Aim: Output all the data exactly. Pictures do not belong in the copy.

Working data:
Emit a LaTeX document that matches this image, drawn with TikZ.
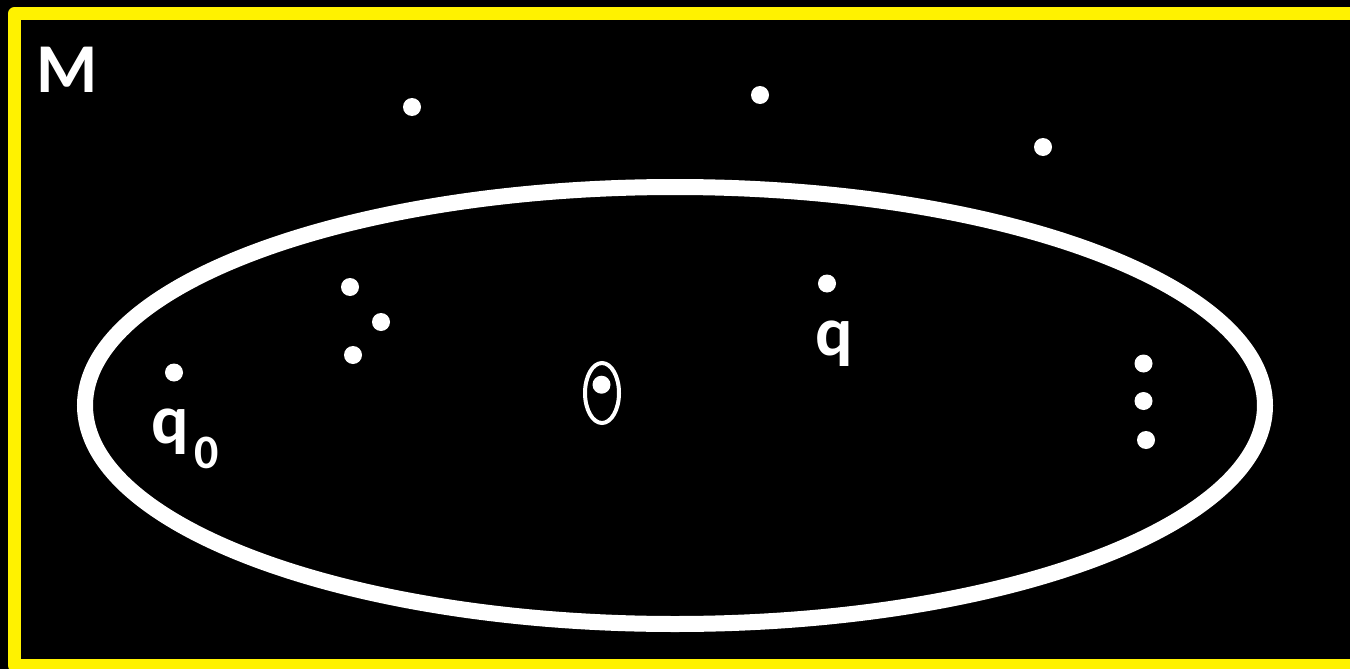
\documentclass[tikz,border=0pt]{standalone}
\usepackage{fontspec}
\setmainfont{Carlito}
\usetikzlibrary{shapes.geometric}
\begin{document}
\begin{tikzpicture}[x=0.5pt,y=-0.5pt,
  dot/.style={circle,fill=white,inner sep=0pt,minimum size=9pt},
  lbl/.style={text=white,font=\fontsize{35}{42}\selectfont\bfseries,inner sep=0pt},
  frame/.style={draw=yellow,line width=6.5pt,line join=round},
  setline/.style={draw=white,line width=8pt,ellipse,inner sep=0pt}
]
\fill[black] (0,0) rectangle (1350,669);
\useasboundingbox (0,0) rectangle (1350,669);
\begin{scope}
  \clip (0,0) rectangle (1350,669);
  \draw[frame] (14.5,13.5) rectangle (1366,665.5);
\end{scope}
% the set
\node[setline,minimum width=590pt,minimum height=218.5pt] (S) at (675,405.5) {};
% points outside
\node[dot] (a1) at (412,107) {};
\node[dot] (a2) at (760,95) {};
\node[dot] (a3) at (1043,147) {};
% points inside
\node[dot] (b1) at (350,287) {};
\node[dot] (b2) at (381,322) {};
\node[dot] (b3) at (353,355) {};
\node[dot] (q0p) at (174,372.5) {};
\node[dot] (qp) at (827,283.5) {};
\node[dot] (c1) at (1143.5,363.5) {};
\node[dot] (c2) at (1143.5,401) {};
\node[dot] (c3) at (1146,440) {};
% circled point
\node[draw=white,line width=2pt,ellipse,inner sep=0pt,minimum width=17pt,minimum height=30pt] (O) at (602,393) {};
\node[dot] (Oc) at (601.5,384.7) {};
% labels
\node[lbl,anchor=base west] (M) at (36,92) {M};
\node[lbl,anchor=base west] (q) at (815,355) {q};
\node[lbl,anchor=base west] (q0) at (151,443) {q\hspace{3pt}\raisebox{-12.5pt}{\fontsize{24}{24}\selectfont 0}};
\end{tikzpicture}
\end{document}
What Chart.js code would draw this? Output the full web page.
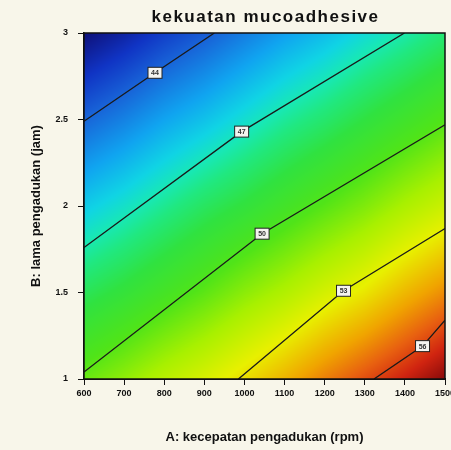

Response below:
Emit a LaTeX document that matches this image, drawn with TikZ.
\documentclass[tikz,border=0pt]{standalone}
\usepackage{fontspec}
\setmainfont{Carlito}
\usetikzlibrary{shapes.geometric}
\begin{document}
\begin{tikzpicture}[x=0.5pt,y=-0.5pt,
  dot/.style={circle,fill=white,inner sep=0pt,minimum size=9pt},
  lbl/.style={text=white,font=\fontsize{35}{42}\selectfont\bfseries,inner sep=0pt},
  frame/.style={draw=yellow,line width=6.5pt,line join=round},
  setline/.style={draw=white,line width=8pt,ellipse,inner sep=0pt}
]
\fill[black] (0,0) rectangle (1350,669);
\useasboundingbox (0,0) rectangle (1350,669);
\begin{scope}
  \clip (0,0) rectangle (1350,669);
  \draw[frame] (14.5,13.5) rectangle (1366,665.5);
\end{scope}
% the set
\node[setline,minimum width=590pt,minimum height=218.5pt] (S) at (675,405.5) {};
% points outside
\node[dot] (a1) at (412,107) {};
\node[dot] (a2) at (760,95) {};
\node[dot] (a3) at (1043,147) {};
% points inside
\node[dot] (b1) at (350,287) {};
\node[dot] (b2) at (381,322) {};
\node[dot] (b3) at (353,355) {};
\node[dot] (q0p) at (174,372.5) {};
\node[dot] (qp) at (827,283.5) {};
\node[dot] (c1) at (1143.5,363.5) {};
\node[dot] (c2) at (1143.5,401) {};
\node[dot] (c3) at (1146,440) {};
% circled point
\node[draw=white,line width=2pt,ellipse,inner sep=0pt,minimum width=17pt,minimum height=30pt] (O) at (602,393) {};
\node[dot] (Oc) at (601.5,384.7) {};
% labels
\node[lbl,anchor=base west] (M) at (36,92) {M};
\node[lbl,anchor=base west] (q) at (815,355) {q};
\node[lbl,anchor=base west] (q0) at (151,443) {q\hspace{3pt}\raisebox{-12.5pt}{\fontsize{24}{24}\selectfont 0}};
\end{tikzpicture}
\end{document}
What Chart.js code would draw this? Output the full web page.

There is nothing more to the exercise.